October 3, 2011

Are You a TAG Fish?

Many players who find it difficult to break even or to turn a profit without enjoying the benefits of a great poker prop deal are members of a growing group of online players: the TAG fish.
TAG fish can’t make a profit despite the fact that they play good-old basic tight aggressive poker which seems to miraculously work for others. Still worse, because their stats look just fine and they feel like they’re not doing anything wrong, these guys will find it extremely difficult to pick themselves out of the rut and improve. There are TAG fish among poker props too, and some of these guys are even profitable players despite the major shortcomings they have in their games. Here are a few pointers to help you identify whether or not you suffer from the TAG fish syndrome too.

If you always put your opponent on a range, but you never think about your perceived range, you could be a TAG fish. Putting the opposing player on a range is one of the most fundamental skills in poker, there are no two ways about it. The only problem is, the opponent will do the same thing, and he will play the same hand differently, depending on what he thinks you have. It is therefore imperative that a good player first consider his own perceived range. Only then will he be able to accurately position his/her opponent on a range.

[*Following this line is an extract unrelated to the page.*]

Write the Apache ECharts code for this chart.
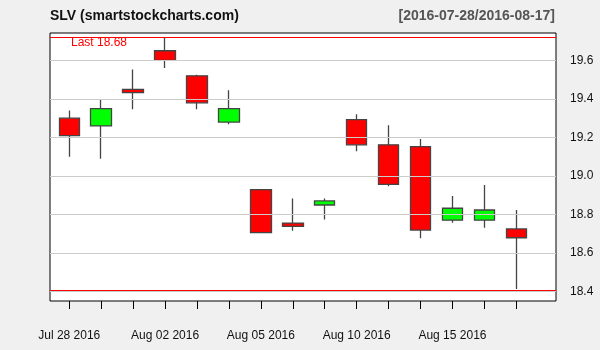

Another mistake that TAG fish are prone to making is misapplying fundamental poker skills. A typical TAG fish is someone who’s willing to learn and to put in the required time and effort to improve his game. The problem is that the various skills look so easy on paper or when demonstrated in a video, but they may not be that easy to actually apply. A TAG fish will know that firing out a bet and then giving up is a bad move, therefore, whenever he has something in the pot, he will fire that second barrel without exceptions.
He’ll learn about floating in order to keep frequent c-bettors honest, but he won’t do it on a draw, like he’s supposed to, instead, he’ll just do it with any hand he picks up. He will learn about various spots where bluffing can be profitable, but he’ll fail to secure a plan B before he swings into action.
Poker is a complex game. Simply learning what one has to do is never enough. One also has to know when and how to apply his skills.